Fianna Fáil activist Brian Mohan has won his Supreme Court case over a challenge to a law linking State funding of political parties to gender quota targets for general election candidates.

The case centred on his entitlement or standing to bring such a challenge.

The High Court and Court of Appeal found Mr Mohan did not have the necessary legal standing to challenge the legislation.

They found he was not directly affected by the legislation, his own party had not challenged it, and he wanted to rely on the right of any political party to challenge the legislation.

The Supreme Court decided this issue raised a matter of "general public importance".

In the judgment delivered this morning, Mr Justice Donal O'Donnell said the court considered that Mr Mohan had standing to bring the case.

He said that the indirect nature of the impact on Mr Mohan of the legislation was not a basis for denying him standing.

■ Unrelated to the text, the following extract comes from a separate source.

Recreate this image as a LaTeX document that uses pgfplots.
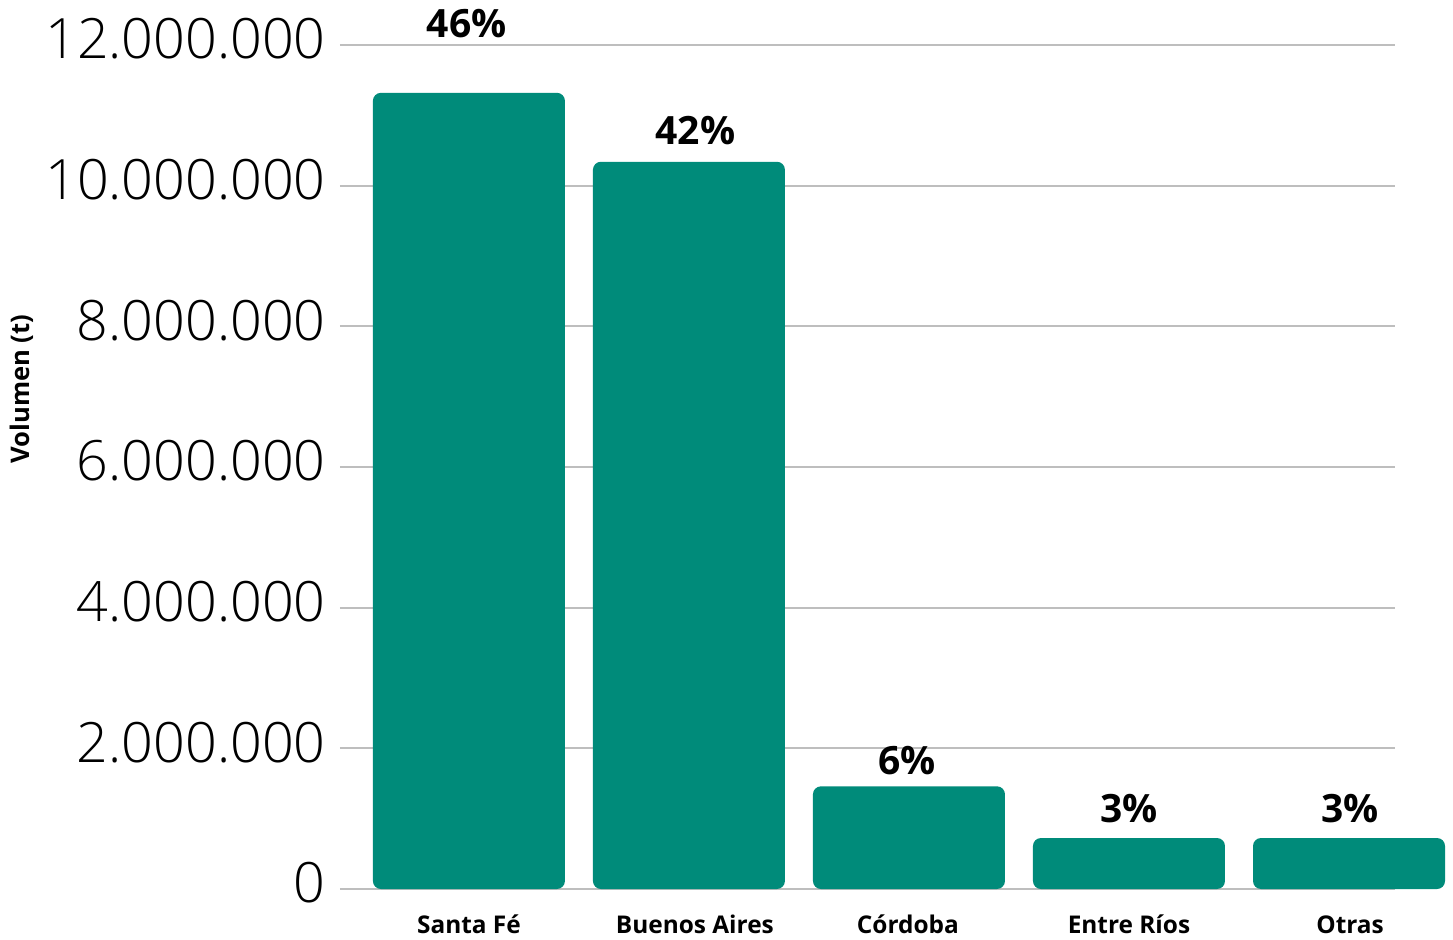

The court found that Fianna Fáil or any other party could challenge the legislation and had not done so. 

But the fact that one entity had legal standing did not necessarily lead to the conclusion that someone else did not.

The Supreme Court has now sent the matter back to the High Court for a full hearing of Mr Mohan's challenge. 

Mr Mohan had hoped to get a nomination for Fianna Fáil to contest the 2016 general election in the Dublin Central constituency. 

He was one of three prospective candidates and was the only man. 

He got a letter from the general secretary of the Fianna Fáil party in September 2015, containing a direction that the candidate selected must be a woman.

The legislation provides for State funding of political parties subject to certain criteria.

One of the sections provides that payments due to a party will be reduced by half if gender quota targets for candidates are not met.

The provision was introduced, the Supreme Court said, to address the "historic underrepresentation of female candidates in the Dáil and increase the number of female elected representatives."